Implementing PDCA rigorously often introduces review overhead and evidence-collection work, requiring organisations to weigh auditability against operational speed.

  • Planning quarterly service account reviews for high-risk workloads, then measuring how many accounts still have excessive privileges after remediation.

  • Using the Ultimate Guide to NHIs: Lifecycle Processes for Managing NHIs to design an offboarding workflow, then updating it after stale API keys are found in production.

  • Applying the Guide to the Secret Sprawl Challenge to locate secrets outside approved vaults, then changing developer controls when code scanning shows repeated leakage patterns.

  • Reviewing rotation results through the lens of the Guide to NHI Rotation Challenges, then adjusting schedules for workloads that fail under short-lived credentials.

  • Using the ISO 27001 interpretation of PDCA alongside OWASP Non-Human Identity Top 10 to prioritise the control gaps that matter most to service accounts and automation pipelines.

Why It Matters in NHI Security

PDCA matters because NHI risk accumulates when controls are static. A process that was adequate before secrets began spreading across CI/CD tools, cloud workloads, and third-party integrations can become ineffective without a feedback loop. NHI Management Group notes that 71% of NHIs are not rotated within recommended time frames, and 97% of NHIs carry excessive privileges, which means the control issue is often not awareness but correction over time. When PDCA is applied well, findings from access reviews, rotation failures, and vault misconfiguration are converted into process changes rather than one-time tickets.

This is also where governance becomes operational. The pattern is visible in the Ultimate Guide to NHIs and the Top 10 NHI Issues: teams often discover that their control design, evidence, and remediation steps do not align. Organistions typically encounter repeated exposure only after a secrets leak, privilege abuse, or failed audit, at which point the PDCA cycle becomes operationally unavoidable to address.

Standards & Framework Alignment

This section maps relevant standards and security frameworks to the operational risks and controls described in this guidance.

OWASP Non-Human Identity Top 10 address the attack and risk surface, while NIST CSF 2.0 and NIST AI RMF set the governance and control requirements practitioners need to meet.

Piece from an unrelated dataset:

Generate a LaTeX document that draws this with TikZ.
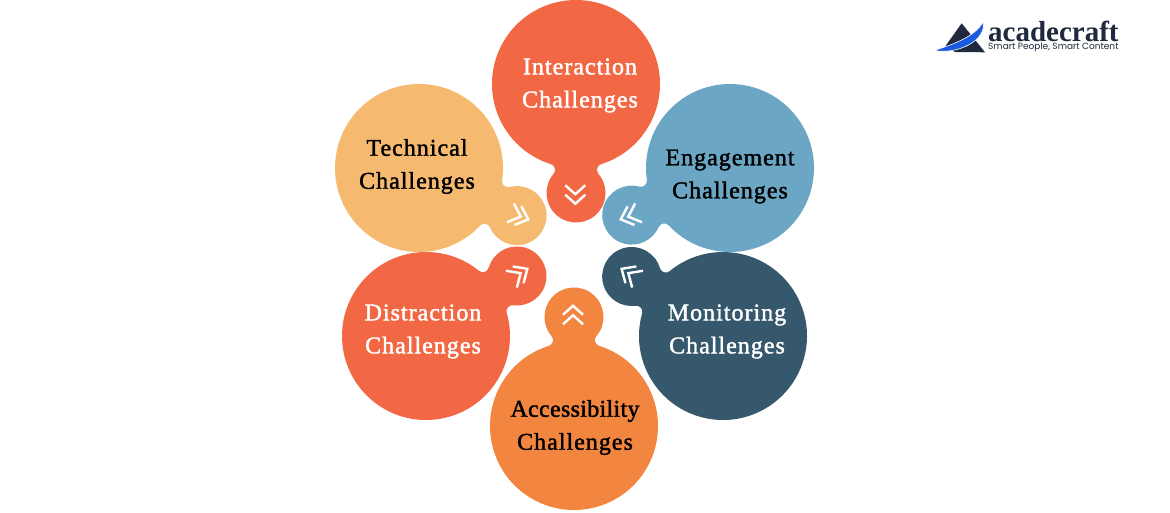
\documentclass[tikz,border=0pt]{standalone}
\usepackage{fontspec}
\setmainfont{Liberation Serif}
\newfontfamily\chalfont{Liberation Serif}[FakeBold=1.6, LetterSpace=4.2]
\newfontfamily\logosans{Poppins}
\definecolor{redorange}{HTML}{F26845}
\definecolor{sand}{HTML}{F5B96F}
\definecolor{skyblue}{HTML}{6CA6C5}
\definecolor{slateblue}{HTML}{35586D}
\definecolor{brightorange}{HTML}{F28540}
\definecolor{logodark}{HTML}{1F2A3E}
\definecolor{logoblue}{HTML}{1A5AE0}
\tikzset{
  chaltext/.style = {font = \chalfont\fontsize{24}{33}\selectfont, align = center, inner sep = 0pt},
  chevron/.style = {draw = white, line width = 2.4pt}
}
\newcommand{\chalblob}[4]{
  \begin{scope}[shift = {(#1, #2)}, rotate = #3]
    \fill[#4] (17.4:84) arc[start angle = 17.4, end angle = 342.6, radius = 84]
    arc[start angle = 162.6, end angle = 49.36, radius = 6]
    arc[start angle = 229.36, end angle = 490.64, radius = 29.5]
    arc[start angle = -49.36, end angle = -162.6, radius = 6] -- cycle;
  \end{scope}
}
\newcommand{\chalchevrons}[6]{
  \begin{scope}[shift = {(#1, #2)}, rotate = #3]
    \draw[chevron] (-#6 / 2 - #4, #5) -- (-#6 / 2, 0) -- (-#6 / 2 - #4, -#5);
    \draw[chevron] (#6 / 2 - #4, #5) -- (#6 / 2, 0) -- (#6 / 2 - #4, -#5);
  \end{scope}
}
\begin{document}
\begin{tikzpicture}[x = 1pt, y = 1pt]
    \useasboundingbox (0, 0) rectangle (1170, 512);
    \fill[white] (0, 0) rectangle (1170, 512);
    % petals
    \chalblob{576}{428}{-90}{redorange}
    \chalblob{730}{344}{205.6}{skyblue}
    \chalblob{723}{176}{146.9}{slateblue}
    \chalblob{574}{86}{90}{brightorange}
    \chalblob{426}{176}{33.4}{redorange}
    \chalblob{419}{344}{-25.9}{sand}
    % double arrows
    \chalchevrons{575.3}{313}{-90}{9}{10}{9.5}
    \chalchevrons{624.5}{294}{200}{11}{10}{8}
    \chalchevrons{625}{241}{147}{11}{10}{8}
    \chalchevrons{573}{201.5}{90}{9}{10}{9.5}
    \chalchevrons{524}{241}{33}{11}{10}{8}
    \chalchevrons{524.5}{294}{-20}{11}{10}{8}
    % labels
    \node[chaltext, text = white] (interaction) at (580, 426.5) {Interaction\\Challenges};
    \node[chaltext, text = black] (engagement) at (730, 335.5) {Engagement\\Challenges};
    \node[chaltext, text = white] (monitoring) at (727, 180.5) {Monitoring\\Challenges};
    \node[chaltext, text = black] (accessibility) at (575, 84.5) {\addfontfeature{LetterSpace=1.3}Accessibility\\Challenges};
    \node[chaltext, text = white] (distraction) at (423, 180.5) {Distraction\\Challenges};
    \node[chaltext, text = black] (technical) at (417, 345.5) {Technical\\Challenges};
    % logo
    \fill[logodark] (945, 465.3) -- (961.7, 488.7) -- (985, 459.7) -- (955, 460) -- cycle;
    \fill[logoblue, draw = white, line width = 0.6pt] (934, 461.5) .. controls (958, 457) and (987, 472) .. (983, 490) .. controls (976, 477) and (958, 469) .. (934, 461.5) -- cycle;
    \node[anchor = base west, inner sep = 0pt, text = logodark, font = \fontsize{29}{29}\selectfont\bfseries] (logoname) at (988, 470) {acadecraft};
    \node[anchor = base west, inner sep = 0pt, text = logodark, font = \logosans\fontsize{9}{10}\selectfont] (logotag) at (988, 462) {Smart People, Smart Content};
\end{tikzpicture}
\end{document}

Framework Control / Reference Relevance
OWASP Non-Human Identity Top 10 NHI-02 PDCA drives continuous improvement of NHI secret and access controls.
NIST CSF 2.0 GV.RM-03 Risk management requires monitoring outcomes and updating controls over time.
NIST AI RMF MP-3.3 Monitoring and measuring AI system performance maps to PDCA-style feedback loops.

Use PDCA to review NHI controls, remediate gaps, and update the control design after each finding.